"Owen Smith has the capabilities not only to win the leadership election, but to become a transformative, radical Prime Minister-in-waiting"Wykehamistwikipedian

After months of uncertainty, the Labour Party has its challenger. Over the long, hot summer, the Labour Party will stage a very public, bloody and visceral battle for its soul.

Thrust from the relative obscurity of Shadow Welfare and Pensions Secretary, Owen Smith is now, in the eyes of many, entrusted with ensuring the survival of the Labour Party. It is no small challenge for a person who has only been an MP for five years, and never held an executive office.

Already, we are being told that Smith does not stand a chance. Up against the well-oiled Momentum machine, commentators are queuing up to announce Jeremy Corbyn as the winner before the contest has even begun. It is a mark of the pessimism in the Parliament Labour Party (PLP) that most tend to agree with this analysis.

However, Owen Smith has the capabilities not only to win the leadership election, but to become the transformative, radical Prime Minister-in-waiting that the Labour Party so badly needs. For me, in just the first week of his leadership campaign, Smith has shown the potential to be exactly the kind of leader Labour craves.

To understand Smith, you need to grasp the internal machinations of the Labour Party. Smith heralds from the much-vaunted but little understood ‘Soft Left’ of the Party. Put simply, the ‘Soft Left’ is essentially the historical mainstream of the party, rooted in the traditions of Neil Kinnock, Barbara Castle and Robin Cook. In recent times, the ‘Soft Left’ has looked to the leadership of Ed Miliband, and his ally Sadiq Khan, the new Mayor of London.

‘Soft Left’ is neither ‘Blairite’ nor ‘Corbynite’, neither Progress or Momentum – and this is the reason why Smith has a chance of winning. His campaign must be rooted in his ability to unify a fractured party, and provide the sort of cohesive leadership that only his wing of the party can supply.

It is essential that the new leadership comes from the ‘Soft Left’ because the cavern between Progress-ites and Momentum-ites is so deep. Corbyn’s victory last summer was the manifestation of generation-long discontent among party activists. It is worth pointing out that a Progress leadership candidate has not been elected since Blair himself in 1997. The party’s internal culture today, scarred by Iraq, MPs' expenses and the perceived iniquities of New Labour, is not likely to elect a Liz Kendall or Tristram Hunt any time soon.

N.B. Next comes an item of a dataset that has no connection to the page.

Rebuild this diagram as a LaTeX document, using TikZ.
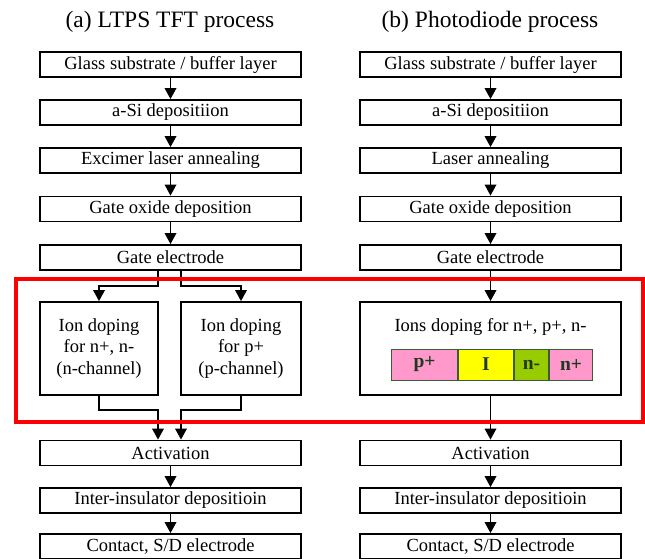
\documentclass[tikz,border=0pt]{standalone}
\usepackage{fontspec}
\setmainfont{Liberation Serif}
\usetikzlibrary{arrows.meta}
\tikzset{>={Triangle[length = 11pt, width = 11.5pt]}}
\definecolor{pinkseg}{HTML}{FF99CC}
\definecolor{yellowseg}{HTML}{FFFF00}
\definecolor{greenseg}{HTML}{99CC00}
\definecolor{segline}{HTML}{3A5A3A}
\definecolor{segtext}{HTML}{1E3A1E}
\tikzset{
    title/.style = {font = \fontsize{23.5}{27}\selectfont},
    procbox/.style = {draw, line width = 1.8pt, minimum width = 261pt, minimum height = 25pt, inner sep = 0pt, font = \fontsize{18.5}{21.5}\selectfont},
    dopebox/.style = {draw, line width = 1.8pt, minimum height = 93pt, inner sep = 0pt, align = center, font = \fontsize{18.5}{21.5}\selectfont},
    seg/.style = {draw = segline, line width = 1pt, minimum height = 31pt, inner sep = 0pt, anchor = west, text = segtext, font = \bfseries\fontsize{19.5}{22}\selectfont},
    flow/.style = {-{Triangle[length = 11pt, width = 11.5pt]}, line width = 1.8pt}
}

\begin{document}
\begin{tikzpicture}[x = 1pt, y = -1pt]
    \useasboundingbox (0,0) rectangle (645,558);
    \clip (0,0) rectangle (645,558);
    \node [title] (ta) at (170,22) {(a) LTPS TFT process};
    \node [title] (tb) at (490,22) {(b) Photodiode process};
    % process steps of both columns
    \foreach \c/\x/\ann in {a/170.5/Excimer laser annealing, b/490.5/Laser annealing}
    {
    \node [procbox] (\c1) at (\x,64.5) {Glass substrate / buffer layer};
    \node [procbox] (\c2) at (\x,112.5) {a-Si depositiion};
    \node [procbox] (\c3) at (\x,160.5) {\ann};
    \node [procbox] (\c4) at (\x,209) {Gate oxide deposition};
    \node [procbox] (\c5) at (\x,257.5) {Gate electrode};
    \node [procbox] (\c6) at (\x,453) {Activation};
    \node [procbox] (\c7) at (\x,500.5) {Inter-insulator depositioin};
    \node [procbox] (\c8) at (\x,546.5) {Contact, S/D electrode};
    }
    \foreach \c in {a,b}
    \foreach \i/\j in {1/2,2/3,3/4,4/5,6/7,7/8}
    \draw [flow] (\c\i.south) -- (\c\j.north);
    % ion doping, LTPS TFT
    \node [dopebox, minimum width = 118pt] (ndope) at (99,348.5) {Ion doping\\for n+, n-\\(n-channel)};
    \node [dopebox, minimum width = 120pt] (pdope) at (241,348.5) {Ion doping\\for p+\\(p-channel)};
    \draw [flow] ([xshift = -12.5pt] a5.south) -- ++(0,15) -| (ndope.north);
    \draw [flow] ([xshift = 10.5pt] a5.south) -- ++(0,15) -| (pdope.north);
    \draw [flow] (ndope.south) -- ++(0,14) -| ([xshift = -12.5pt] a6.north);
    \draw [flow] (pdope.south) -- ++(0,14) -| ([xshift = 10.5pt] a6.north);
    % ion doping, photodiode
    \node [dopebox, minimum width = 261pt] (ion) at (490.5,348.5) {};
    \node [font = \fontsize{18.5}{21.5}\selectfont] (iontxt) at (490.5,327) {Ions doping for n+, p+, n-};
    \node [seg, fill = pinkseg, minimum width = 66pt] (pp) at (391,364.5) {p+};
    \node [seg, fill = yellowseg, minimum width = 55pt] (ii) at (pp.east) {I};
    \node [seg, fill = greenseg, minimum width = 34pt] (nm) at (ii.east) {n-};
    \node [seg, fill = pinkseg, minimum width = 43pt] (np) at (nm.east) {n+};
    \draw [flow] (b5.south) -- (ion.north);
    \draw [flow] (ion.south) -- (b6.north);
    % highlighted doping step
    \draw [red, line width = 4.5pt] (16,279) rectangle (643,422);
\end{tikzpicture}
\end{document}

This means that Smith must position himself as a healer within the party, someone who can marry the radical vigour of the Corbyn movement with Labour’s more savvy and – for want of a better word – electable traditions. Already he has made movements in this direction, speaking on the need to recast ‘anti-austerity’ as ‘pro-prosperity’, in a bid to made the left’s economic platform more credible and meaningful.

Here in Cambridge, it will be especially interesting to see how the race pans out. Corbyn’s success last summer was rooted in mobilising young people with an optimistic and hopeful vision of the future. Across the student left, Corbyn’s election opened up a new space for left activism and energies. To have a chance of winning, Smith will need to capture this energy. A good start would be to challenge the expected further increase in tuition fees, which will once again threaten to price aspirational students out of elite education.

Beyond tuition fees, Smith’s best chance comes in positioning himself as a candidate not only ready to build on the Corbyn movement, but also to translate it into a winning platform. In the long shadow of Brexit, Britain needs politicians who are bold enough to offer brave answers to the social, economic and constitutional issues of the day. By embracing a ‘British New Deal’ to “succeed where austerity failed”, one could argue that Smith has already contributed more concrete policy to this debate than Jeremy Corbyn and John McDonnell have in the past nine months combined.

At this fundamental juncture in British history, we need such imaginative thinking. Brexit will be the biggest shake-up of our national institutions in a generation, and Labour cannot afford to sit on the sidelines while the Tories re-write the script. It might be painful to admit, but under Jeremy Corbyn the party cannot form the united, winning government it needs to protect the British people. It does not make one ‘Blairite’ or a ‘Red Tory’ to make this point: nobody could accuse Owen Smith of being either. But Smith is correct in phrasing his campaign as about ‘Labour’s Future’ because this is where the party must now look.   

Smith can win, and he can unite a fractured party. To do so, he must battle against the entrenched forces of tribal loyalties to ‘factions’ or sides. The historic goal of the so-called ‘Soft Left’ has always been to bring Labour together, and marry its principles to its pragmatism. Only then can we get on with the business of government.